**EXERCISE OBJECTIVE**
Sort through the entries below and pull out lines containing the word "script".

**RECORD SET**

□ □ □ □

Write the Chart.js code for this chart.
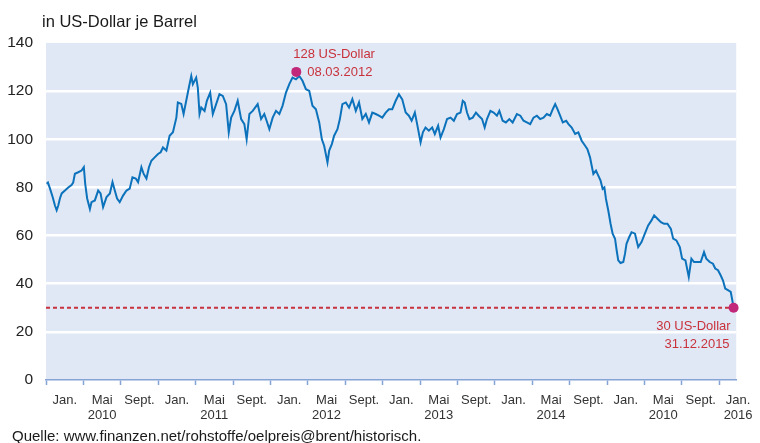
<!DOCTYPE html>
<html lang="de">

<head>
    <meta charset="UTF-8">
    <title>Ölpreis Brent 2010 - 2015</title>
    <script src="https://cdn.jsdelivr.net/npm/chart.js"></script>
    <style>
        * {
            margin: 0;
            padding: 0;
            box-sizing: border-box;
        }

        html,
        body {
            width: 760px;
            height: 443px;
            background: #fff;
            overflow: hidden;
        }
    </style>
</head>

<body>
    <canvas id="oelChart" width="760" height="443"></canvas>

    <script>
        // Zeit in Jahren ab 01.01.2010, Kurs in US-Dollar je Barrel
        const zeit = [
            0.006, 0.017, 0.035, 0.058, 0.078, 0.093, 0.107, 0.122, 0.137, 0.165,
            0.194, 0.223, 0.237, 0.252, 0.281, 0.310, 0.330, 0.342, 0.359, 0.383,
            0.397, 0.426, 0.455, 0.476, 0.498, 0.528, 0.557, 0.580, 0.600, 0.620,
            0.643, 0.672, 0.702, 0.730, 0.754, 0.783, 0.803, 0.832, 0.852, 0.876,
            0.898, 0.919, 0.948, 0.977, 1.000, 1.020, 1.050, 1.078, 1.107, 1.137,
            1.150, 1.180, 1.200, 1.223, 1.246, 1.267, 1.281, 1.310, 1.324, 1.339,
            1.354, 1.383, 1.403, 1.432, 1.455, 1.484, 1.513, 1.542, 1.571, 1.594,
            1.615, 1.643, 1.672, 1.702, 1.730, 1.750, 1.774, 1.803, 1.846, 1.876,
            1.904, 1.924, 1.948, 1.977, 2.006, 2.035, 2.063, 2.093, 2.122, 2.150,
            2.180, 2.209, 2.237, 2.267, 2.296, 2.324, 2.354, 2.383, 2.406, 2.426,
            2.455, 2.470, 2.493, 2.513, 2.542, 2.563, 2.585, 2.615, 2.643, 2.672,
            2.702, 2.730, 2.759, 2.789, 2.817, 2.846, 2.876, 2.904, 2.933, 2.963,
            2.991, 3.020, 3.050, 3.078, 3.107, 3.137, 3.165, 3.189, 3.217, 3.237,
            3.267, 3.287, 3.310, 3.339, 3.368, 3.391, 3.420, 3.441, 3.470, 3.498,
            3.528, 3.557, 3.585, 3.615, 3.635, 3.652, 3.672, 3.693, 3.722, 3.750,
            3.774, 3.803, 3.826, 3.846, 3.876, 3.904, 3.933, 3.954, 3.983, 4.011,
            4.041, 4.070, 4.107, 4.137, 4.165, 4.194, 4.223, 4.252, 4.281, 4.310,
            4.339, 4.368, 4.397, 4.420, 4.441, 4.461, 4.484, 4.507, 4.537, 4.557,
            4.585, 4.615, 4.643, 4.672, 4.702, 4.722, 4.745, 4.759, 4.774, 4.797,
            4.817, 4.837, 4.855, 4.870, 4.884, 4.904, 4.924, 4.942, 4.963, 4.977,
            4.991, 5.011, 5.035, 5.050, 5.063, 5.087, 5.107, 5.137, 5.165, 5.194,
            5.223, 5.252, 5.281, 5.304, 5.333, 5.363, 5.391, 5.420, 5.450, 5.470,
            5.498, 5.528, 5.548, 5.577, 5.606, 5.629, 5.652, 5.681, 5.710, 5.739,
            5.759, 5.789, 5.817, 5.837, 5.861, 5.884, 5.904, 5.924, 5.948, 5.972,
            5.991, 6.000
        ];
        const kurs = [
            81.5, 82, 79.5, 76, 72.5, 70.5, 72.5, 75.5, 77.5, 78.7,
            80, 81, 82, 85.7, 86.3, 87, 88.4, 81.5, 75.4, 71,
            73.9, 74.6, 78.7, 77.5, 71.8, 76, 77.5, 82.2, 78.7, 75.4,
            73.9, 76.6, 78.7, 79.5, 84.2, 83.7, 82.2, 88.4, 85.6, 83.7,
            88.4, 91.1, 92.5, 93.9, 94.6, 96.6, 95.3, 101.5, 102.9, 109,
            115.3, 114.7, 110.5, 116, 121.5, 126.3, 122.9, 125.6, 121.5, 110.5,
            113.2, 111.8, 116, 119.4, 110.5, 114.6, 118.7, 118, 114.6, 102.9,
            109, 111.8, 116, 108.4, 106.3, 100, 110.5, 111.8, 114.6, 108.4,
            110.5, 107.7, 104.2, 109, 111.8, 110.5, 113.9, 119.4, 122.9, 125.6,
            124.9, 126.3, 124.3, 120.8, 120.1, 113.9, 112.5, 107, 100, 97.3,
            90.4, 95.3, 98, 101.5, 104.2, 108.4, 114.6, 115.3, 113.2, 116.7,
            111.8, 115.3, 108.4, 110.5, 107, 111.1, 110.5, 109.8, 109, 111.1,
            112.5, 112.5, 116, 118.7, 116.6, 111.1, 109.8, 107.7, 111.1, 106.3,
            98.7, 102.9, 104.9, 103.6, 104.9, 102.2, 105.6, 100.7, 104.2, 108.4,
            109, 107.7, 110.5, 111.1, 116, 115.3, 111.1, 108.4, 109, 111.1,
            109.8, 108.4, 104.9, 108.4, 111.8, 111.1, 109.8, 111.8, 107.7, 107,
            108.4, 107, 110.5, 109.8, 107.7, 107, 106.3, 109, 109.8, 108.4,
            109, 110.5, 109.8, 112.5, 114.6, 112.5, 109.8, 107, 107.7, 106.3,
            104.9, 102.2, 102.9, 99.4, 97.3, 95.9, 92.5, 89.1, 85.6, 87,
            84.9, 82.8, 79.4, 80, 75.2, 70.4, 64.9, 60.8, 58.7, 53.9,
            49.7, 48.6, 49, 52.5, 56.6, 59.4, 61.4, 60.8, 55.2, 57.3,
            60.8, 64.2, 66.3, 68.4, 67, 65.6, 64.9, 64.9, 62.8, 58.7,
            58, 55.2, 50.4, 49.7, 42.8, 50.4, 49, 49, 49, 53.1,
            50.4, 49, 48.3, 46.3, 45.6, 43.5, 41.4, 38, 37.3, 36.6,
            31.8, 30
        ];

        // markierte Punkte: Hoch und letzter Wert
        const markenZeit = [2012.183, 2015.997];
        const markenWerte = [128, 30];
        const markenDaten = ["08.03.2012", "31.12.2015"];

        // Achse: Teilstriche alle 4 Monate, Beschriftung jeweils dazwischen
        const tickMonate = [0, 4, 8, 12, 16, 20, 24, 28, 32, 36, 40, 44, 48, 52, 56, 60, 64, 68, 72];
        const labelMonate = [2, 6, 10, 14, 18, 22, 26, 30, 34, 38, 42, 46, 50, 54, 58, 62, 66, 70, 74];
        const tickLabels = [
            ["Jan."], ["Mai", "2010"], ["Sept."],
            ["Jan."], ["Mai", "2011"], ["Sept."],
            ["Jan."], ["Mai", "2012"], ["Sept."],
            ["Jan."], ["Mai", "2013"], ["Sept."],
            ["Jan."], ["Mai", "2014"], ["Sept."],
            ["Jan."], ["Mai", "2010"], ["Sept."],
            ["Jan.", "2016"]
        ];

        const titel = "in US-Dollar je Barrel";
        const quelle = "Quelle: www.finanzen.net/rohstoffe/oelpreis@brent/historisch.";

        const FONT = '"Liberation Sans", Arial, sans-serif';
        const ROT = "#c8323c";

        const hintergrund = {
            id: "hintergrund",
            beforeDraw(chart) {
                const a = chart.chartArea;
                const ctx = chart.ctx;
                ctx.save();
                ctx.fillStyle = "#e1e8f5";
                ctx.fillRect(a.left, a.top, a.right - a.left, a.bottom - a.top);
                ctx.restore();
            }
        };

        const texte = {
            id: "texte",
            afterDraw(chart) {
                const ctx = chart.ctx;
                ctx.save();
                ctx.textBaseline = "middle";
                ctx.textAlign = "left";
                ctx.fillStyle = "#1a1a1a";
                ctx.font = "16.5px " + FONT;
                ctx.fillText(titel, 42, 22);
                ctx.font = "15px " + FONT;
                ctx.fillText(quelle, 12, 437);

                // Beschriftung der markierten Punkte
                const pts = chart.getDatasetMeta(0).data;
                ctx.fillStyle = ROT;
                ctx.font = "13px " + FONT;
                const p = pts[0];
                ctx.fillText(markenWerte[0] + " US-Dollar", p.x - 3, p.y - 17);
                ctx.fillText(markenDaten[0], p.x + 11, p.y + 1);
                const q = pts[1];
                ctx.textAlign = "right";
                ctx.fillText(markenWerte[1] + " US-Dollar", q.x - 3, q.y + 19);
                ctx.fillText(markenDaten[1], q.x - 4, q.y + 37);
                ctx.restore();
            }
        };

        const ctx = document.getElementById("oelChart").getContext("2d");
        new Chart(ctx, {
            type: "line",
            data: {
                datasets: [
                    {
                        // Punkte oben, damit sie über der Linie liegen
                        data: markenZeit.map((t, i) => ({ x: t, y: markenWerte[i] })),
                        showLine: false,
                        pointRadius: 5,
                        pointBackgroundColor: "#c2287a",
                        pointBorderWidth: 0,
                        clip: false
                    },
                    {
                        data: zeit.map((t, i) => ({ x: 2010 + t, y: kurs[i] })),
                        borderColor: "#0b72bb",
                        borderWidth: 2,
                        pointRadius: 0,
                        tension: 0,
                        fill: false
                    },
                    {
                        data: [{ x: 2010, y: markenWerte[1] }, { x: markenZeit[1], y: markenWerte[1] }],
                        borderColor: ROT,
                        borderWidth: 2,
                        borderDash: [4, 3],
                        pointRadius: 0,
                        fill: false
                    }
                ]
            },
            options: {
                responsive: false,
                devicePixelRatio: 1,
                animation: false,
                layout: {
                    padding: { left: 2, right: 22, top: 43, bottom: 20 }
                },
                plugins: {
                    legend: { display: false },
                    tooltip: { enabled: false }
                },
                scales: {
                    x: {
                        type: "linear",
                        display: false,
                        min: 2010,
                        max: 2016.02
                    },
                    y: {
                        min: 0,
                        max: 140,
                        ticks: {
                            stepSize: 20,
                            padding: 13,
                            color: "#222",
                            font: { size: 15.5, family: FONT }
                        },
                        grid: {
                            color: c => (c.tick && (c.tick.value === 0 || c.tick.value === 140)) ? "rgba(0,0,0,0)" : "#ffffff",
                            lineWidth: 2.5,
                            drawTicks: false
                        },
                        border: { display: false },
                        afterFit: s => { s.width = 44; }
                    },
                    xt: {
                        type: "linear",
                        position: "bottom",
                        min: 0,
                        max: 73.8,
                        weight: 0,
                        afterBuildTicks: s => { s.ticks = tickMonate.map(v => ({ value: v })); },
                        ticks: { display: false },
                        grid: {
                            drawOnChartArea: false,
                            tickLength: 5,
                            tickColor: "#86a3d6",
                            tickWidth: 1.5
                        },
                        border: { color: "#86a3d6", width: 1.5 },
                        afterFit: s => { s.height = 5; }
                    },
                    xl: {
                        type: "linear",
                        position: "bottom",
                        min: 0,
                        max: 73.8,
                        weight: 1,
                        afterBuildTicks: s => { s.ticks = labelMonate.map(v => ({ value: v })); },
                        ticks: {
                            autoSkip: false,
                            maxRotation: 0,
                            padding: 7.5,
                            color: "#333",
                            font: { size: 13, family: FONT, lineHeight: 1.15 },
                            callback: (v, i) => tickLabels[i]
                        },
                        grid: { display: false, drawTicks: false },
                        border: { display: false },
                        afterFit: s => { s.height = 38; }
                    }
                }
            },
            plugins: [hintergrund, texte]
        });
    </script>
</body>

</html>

□ □ □ □

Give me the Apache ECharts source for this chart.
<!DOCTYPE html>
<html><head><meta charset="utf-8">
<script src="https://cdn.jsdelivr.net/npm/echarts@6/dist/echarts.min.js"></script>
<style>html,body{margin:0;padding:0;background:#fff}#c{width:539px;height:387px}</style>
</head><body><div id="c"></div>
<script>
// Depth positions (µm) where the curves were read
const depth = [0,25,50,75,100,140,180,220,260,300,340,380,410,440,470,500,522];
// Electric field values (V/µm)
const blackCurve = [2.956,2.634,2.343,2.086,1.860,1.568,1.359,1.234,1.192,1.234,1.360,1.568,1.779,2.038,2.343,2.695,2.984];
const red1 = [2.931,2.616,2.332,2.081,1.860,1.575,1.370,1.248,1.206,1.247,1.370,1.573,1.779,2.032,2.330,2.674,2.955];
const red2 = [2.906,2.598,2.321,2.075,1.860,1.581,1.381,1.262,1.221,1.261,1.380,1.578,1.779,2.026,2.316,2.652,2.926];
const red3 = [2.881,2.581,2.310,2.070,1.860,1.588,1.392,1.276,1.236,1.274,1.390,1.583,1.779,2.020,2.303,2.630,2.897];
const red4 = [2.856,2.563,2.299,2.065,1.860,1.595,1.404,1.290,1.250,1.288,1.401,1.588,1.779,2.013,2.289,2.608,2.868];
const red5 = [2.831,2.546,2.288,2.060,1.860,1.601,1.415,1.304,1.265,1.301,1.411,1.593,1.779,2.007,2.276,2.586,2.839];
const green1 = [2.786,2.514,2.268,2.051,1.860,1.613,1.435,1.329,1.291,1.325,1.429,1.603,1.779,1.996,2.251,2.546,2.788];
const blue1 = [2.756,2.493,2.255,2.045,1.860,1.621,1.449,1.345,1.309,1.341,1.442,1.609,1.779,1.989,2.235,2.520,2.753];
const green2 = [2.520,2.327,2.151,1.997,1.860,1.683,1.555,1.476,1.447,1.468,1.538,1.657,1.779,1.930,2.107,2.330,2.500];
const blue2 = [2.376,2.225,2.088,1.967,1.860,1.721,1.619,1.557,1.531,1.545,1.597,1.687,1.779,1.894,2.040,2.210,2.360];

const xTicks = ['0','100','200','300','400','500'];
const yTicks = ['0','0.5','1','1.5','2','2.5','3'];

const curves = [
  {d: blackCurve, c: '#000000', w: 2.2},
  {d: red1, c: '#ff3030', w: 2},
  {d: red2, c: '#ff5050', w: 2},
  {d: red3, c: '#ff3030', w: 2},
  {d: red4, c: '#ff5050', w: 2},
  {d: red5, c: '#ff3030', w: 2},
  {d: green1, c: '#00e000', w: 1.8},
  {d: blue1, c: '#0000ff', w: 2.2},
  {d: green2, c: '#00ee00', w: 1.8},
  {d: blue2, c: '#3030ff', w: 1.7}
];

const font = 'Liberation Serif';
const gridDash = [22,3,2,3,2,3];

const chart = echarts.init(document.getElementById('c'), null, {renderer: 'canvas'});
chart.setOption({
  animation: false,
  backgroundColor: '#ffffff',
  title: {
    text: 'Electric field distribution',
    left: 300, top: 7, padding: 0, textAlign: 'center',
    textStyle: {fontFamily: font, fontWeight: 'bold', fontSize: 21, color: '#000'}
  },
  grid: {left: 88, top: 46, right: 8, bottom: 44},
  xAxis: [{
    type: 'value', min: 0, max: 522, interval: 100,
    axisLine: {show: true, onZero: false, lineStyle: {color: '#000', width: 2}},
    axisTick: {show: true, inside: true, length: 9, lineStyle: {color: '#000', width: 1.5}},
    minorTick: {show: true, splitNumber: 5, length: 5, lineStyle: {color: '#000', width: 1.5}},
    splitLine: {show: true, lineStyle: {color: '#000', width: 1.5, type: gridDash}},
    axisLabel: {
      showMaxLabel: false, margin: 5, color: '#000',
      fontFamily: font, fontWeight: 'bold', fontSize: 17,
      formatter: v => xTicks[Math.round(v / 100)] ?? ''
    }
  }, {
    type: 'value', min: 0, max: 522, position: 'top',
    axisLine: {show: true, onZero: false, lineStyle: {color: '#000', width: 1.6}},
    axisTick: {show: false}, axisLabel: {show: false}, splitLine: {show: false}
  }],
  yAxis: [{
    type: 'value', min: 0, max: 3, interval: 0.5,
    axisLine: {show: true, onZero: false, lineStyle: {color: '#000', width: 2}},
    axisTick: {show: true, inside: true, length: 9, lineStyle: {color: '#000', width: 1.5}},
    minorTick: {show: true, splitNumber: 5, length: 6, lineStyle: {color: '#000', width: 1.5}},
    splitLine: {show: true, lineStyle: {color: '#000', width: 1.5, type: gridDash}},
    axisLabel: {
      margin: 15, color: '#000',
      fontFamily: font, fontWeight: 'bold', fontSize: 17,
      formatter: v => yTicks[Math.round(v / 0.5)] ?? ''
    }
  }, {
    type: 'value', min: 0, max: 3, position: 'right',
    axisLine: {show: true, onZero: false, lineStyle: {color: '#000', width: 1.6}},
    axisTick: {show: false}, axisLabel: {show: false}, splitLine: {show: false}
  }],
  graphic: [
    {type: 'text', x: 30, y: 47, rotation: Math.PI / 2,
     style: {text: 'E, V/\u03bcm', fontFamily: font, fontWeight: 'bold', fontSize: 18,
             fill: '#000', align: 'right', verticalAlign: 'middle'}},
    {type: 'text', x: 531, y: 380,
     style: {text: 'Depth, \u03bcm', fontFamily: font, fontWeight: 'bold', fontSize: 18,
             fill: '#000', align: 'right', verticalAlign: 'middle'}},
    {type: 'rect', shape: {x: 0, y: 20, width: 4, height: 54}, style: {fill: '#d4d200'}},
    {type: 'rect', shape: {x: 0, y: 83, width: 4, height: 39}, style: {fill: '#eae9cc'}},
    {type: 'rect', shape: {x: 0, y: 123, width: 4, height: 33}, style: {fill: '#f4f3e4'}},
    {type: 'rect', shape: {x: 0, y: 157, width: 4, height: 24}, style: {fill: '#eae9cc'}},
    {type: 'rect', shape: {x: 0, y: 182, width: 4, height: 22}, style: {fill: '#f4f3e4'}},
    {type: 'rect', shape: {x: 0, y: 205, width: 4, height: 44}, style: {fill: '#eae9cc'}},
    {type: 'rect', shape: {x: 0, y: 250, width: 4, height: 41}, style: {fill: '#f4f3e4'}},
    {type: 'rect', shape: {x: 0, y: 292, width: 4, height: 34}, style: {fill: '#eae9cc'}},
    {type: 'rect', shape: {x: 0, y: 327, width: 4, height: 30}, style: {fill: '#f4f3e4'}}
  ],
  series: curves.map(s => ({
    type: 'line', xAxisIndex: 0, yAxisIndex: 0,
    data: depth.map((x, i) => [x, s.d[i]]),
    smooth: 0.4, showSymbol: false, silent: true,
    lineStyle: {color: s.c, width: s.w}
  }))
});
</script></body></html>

□ □ □ □

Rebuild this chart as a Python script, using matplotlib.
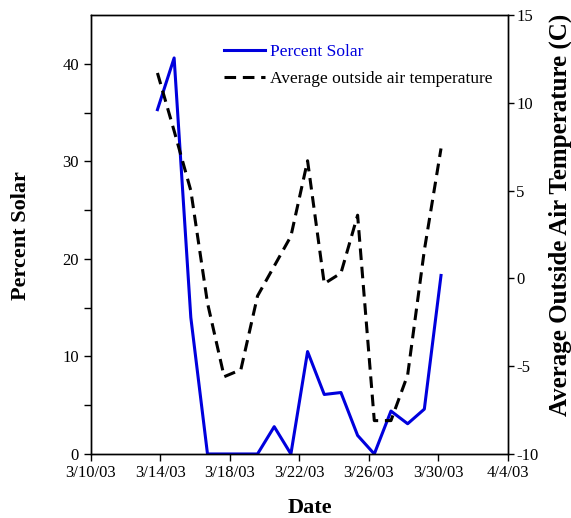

□ □ □ □

**CORRECT ANSWER**
    <script src="https://cdn.jsdelivr.net/npm/chart.js"></script>
    <script>
    </script>
<script src="https://cdn.jsdelivr.net/npm/echarts@6/dist/echarts.min.js"></script>
<script>
</script></body></html>
Rebuild this chart as a Python script, using matplotlib.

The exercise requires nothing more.